Brief: Copy the listing verbatim, excluding any images found in it.

Data:
## start

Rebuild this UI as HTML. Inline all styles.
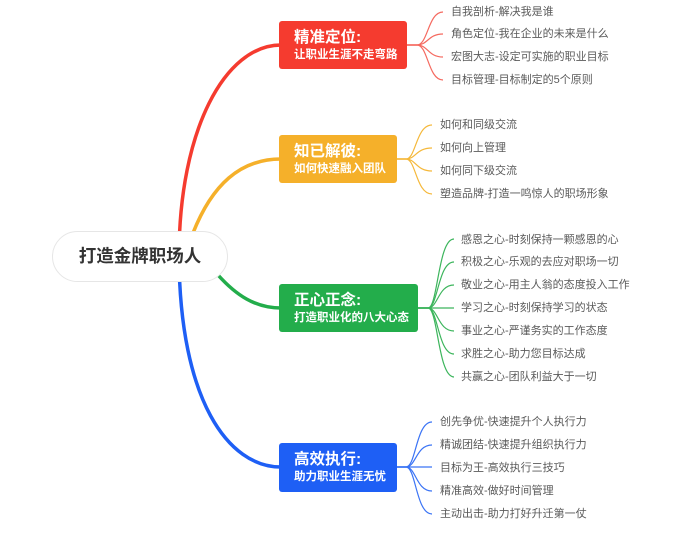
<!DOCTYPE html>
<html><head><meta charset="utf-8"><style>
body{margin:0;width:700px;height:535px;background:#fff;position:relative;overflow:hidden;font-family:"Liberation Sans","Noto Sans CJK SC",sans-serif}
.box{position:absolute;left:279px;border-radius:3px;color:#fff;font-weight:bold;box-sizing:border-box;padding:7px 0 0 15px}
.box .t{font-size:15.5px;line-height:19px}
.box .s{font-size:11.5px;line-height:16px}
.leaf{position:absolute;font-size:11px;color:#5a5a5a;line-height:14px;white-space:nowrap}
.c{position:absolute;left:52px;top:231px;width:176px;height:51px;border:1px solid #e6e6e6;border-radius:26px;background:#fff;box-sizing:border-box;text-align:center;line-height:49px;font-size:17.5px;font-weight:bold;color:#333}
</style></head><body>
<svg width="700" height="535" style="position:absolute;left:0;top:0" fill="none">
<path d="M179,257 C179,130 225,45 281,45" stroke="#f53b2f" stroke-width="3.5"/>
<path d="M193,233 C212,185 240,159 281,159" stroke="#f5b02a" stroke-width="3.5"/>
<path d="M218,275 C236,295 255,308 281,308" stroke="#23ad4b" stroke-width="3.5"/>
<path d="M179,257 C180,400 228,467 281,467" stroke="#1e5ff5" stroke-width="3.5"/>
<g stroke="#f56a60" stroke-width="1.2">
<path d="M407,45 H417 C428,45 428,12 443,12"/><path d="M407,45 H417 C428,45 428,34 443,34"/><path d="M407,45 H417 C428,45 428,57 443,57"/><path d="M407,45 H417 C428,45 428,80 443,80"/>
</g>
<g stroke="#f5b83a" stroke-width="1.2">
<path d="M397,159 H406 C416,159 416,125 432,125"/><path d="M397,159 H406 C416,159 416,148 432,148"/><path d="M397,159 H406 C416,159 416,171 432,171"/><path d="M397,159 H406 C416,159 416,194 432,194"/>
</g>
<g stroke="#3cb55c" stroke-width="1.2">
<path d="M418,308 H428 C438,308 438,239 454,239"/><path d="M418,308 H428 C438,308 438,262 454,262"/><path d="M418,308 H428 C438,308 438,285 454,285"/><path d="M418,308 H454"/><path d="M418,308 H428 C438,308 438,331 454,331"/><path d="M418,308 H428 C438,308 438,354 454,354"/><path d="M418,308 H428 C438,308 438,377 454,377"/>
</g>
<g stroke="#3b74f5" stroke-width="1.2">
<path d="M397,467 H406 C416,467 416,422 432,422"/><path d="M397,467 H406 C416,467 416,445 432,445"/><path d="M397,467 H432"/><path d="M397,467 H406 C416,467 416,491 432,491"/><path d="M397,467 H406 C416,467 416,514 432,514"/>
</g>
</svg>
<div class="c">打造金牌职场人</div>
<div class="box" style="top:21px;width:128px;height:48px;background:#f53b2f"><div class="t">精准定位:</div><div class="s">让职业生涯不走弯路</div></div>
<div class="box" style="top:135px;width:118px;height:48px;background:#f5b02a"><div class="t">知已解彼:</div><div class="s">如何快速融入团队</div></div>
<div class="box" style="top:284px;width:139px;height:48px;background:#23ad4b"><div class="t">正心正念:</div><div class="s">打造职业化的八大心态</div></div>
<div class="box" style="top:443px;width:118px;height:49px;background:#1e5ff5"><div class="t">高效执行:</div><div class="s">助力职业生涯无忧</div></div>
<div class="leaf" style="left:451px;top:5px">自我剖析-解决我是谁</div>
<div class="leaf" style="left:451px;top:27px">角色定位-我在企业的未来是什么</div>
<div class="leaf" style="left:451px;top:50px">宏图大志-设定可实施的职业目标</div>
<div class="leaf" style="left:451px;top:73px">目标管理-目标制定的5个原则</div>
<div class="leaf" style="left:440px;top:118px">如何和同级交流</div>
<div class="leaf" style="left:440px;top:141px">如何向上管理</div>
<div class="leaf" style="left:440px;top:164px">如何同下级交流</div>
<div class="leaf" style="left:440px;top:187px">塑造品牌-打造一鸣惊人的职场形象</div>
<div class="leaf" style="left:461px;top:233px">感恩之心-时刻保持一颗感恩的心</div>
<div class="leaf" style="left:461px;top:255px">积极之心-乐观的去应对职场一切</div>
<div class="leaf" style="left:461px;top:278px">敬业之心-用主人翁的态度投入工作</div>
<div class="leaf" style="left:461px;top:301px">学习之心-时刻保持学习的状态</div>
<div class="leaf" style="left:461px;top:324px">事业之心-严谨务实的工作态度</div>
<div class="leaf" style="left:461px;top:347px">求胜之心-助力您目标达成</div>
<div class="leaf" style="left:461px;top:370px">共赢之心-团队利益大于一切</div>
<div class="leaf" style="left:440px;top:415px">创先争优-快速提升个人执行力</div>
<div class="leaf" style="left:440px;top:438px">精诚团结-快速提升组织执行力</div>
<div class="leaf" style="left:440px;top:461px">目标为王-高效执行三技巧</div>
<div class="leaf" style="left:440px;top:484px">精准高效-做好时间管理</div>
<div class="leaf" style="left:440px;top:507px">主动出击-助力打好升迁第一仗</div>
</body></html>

## end

Solution for this task:
Rebuild this UI as HTML. Inline all styles.
<!DOCTYPE html>
<html><head><meta charset="utf-8"><style>
body{margin:0;width:700px;height:535px;background:#fff;position:relative;overflow:hidden;font-family:"Liberation Sans","Noto Sans CJK SC",sans-serif}
.box{position:absolute;left:279px;border-radius:3px;color:#fff;font-weight:bold;box-sizing:border-box;padding:7px 0 0 15px}
.box .t{font-size:15.5px;line-height:19px}
.box .s{font-size:11.5px;line-height:16px}
.leaf{position:absolute;font-size:11px;color:#5a5a5a;line-height:14px;white-space:nowrap}
.c{position:absolute;left:52px;top:231px;width:176px;height:51px;border:1px solid #e6e6e6;border-radius:26px;background:#fff;box-sizing:border-box;text-align:center;line-height:49px;font-size:17.5px;font-weight:bold;color:#333}
</style></head><body>
<svg width="700" height="535" style="position:absolute;left:0;top:0" fill="none">
<path d="M179,257 C179,130 225,45 281,45" stroke="#f53b2f" stroke-width="3.5"/>
<path d="M193,233 C212,185 240,159 281,159" stroke="#f5b02a" stroke-width="3.5"/>
<path d="M218,275 C236,295 255,308 281,308" stroke="#23ad4b" stroke-width="3.5"/>
<path d="M179,257 C180,400 228,467 281,467" stroke="#1e5ff5" stroke-width="3.5"/>
<g stroke="#f56a60" stroke-width="1.2">
<path d="M407,45 H417 C428,45 428,12 443,12"/><path d="M407,45 H417 C428,45 428,34 443,34"/><path d="M407,45 H417 C428,45 428,57 443,57"/><path d="M407,45 H417 C428,45 428,80 443,80"/>
</g>
<g stroke="#f5b83a" stroke-width="1.2">
<path d="M397,159 H406 C416,159 416,125 432,125"/><path d="M397,159 H406 C416,159 416,148 432,148"/><path d="M397,159 H406 C416,159 416,171 432,171"/><path d="M397,159 H406 C416,159 416,194 432,194"/>
</g>
<g stroke="#3cb55c" stroke-width="1.2">
<path d="M418,308 H428 C438,308 438,239 454,239"/><path d="M418,308 H428 C438,308 438,262 454,262"/><path d="M418,308 H428 C438,308 438,285 454,285"/><path d="M418,308 H454"/><path d="M418,308 H428 C438,308 438,331 454,331"/><path d="M418,308 H428 C438,308 438,354 454,354"/><path d="M418,308 H428 C438,308 438,377 454,377"/>
</g>
<g stroke="#3b74f5" stroke-width="1.2">
<path d="M397,467 H406 C416,467 416,422 432,422"/><path d="M397,467 H406 C416,467 416,445 432,445"/><path d="M397,467 H432"/><path d="M397,467 H406 C416,467 416,491 432,491"/><path d="M397,467 H406 C416,467 416,514 432,514"/>
</g>
</svg>
<div class="c">打造金牌职场人</div>
<div class="box" style="top:21px;width:128px;height:48px;background:#f53b2f"><div class="t">精准定位:</div><div class="s">让职业生涯不走弯路</div></div>
<div class="box" style="top:135px;width:118px;height:48px;background:#f5b02a"><div class="t">知已解彼:</div><div class="s">如何快速融入团队</div></div>
<div class="box" style="top:284px;width:139px;height:48px;background:#23ad4b"><div class="t">正心正念:</div><div class="s">打造职业化的八大心态</div></div>
<div class="box" style="top:443px;width:118px;height:49px;background:#1e5ff5"><div class="t">高效执行:</div><div class="s">助力职业生涯无忧</div></div>
<div class="leaf" style="left:451px;top:5px">自我剖析-解决我是谁</div>
<div class="leaf" style="left:451px;top:27px">角色定位-我在企业的未来是什么</div>
<div class="leaf" style="left:451px;top:50px">宏图大志-设定可实施的职业目标</div>
<div class="leaf" style="left:451px;top:73px">目标管理-目标制定的5个原则</div>
<div class="leaf" style="left:440px;top:118px">如何和同级交流</div>
<div class="leaf" style="left:440px;top:141px">如何向上管理</div>
<div class="leaf" style="left:440px;top:164px">如何同下级交流</div>
<div class="leaf" style="left:440px;top:187px">塑造品牌-打造一鸣惊人的职场形象</div>
<div class="leaf" style="left:461px;top:233px">感恩之心-时刻保持一颗感恩的心</div>
<div class="leaf" style="left:461px;top:255px">积极之心-乐观的去应对职场一切</div>
<div class="leaf" style="left:461px;top:278px">敬业之心-用主人翁的态度投入工作</div>
<div class="leaf" style="left:461px;top:301px">学习之心-时刻保持学习的状态</div>
<div class="leaf" style="left:461px;top:324px">事业之心-严谨务实的工作态度</div>
<div class="leaf" style="left:461px;top:347px">求胜之心-助力您目标达成</div>
<div class="leaf" style="left:461px;top:370px">共赢之心-团队利益大于一切</div>
<div class="leaf" style="left:440px;top:415px">创先争优-快速提升个人执行力</div>
<div class="leaf" style="left:440px;top:438px">精诚团结-快速提升组织执行力</div>
<div class="leaf" style="left:440px;top:461px">目标为王-高效执行三技巧</div>
<div class="leaf" style="left:440px;top:484px">精准高效-做好时间管理</div>
<div class="leaf" style="left:440px;top:507px">主动出击-助力打好升迁第一仗</div>
</body></html>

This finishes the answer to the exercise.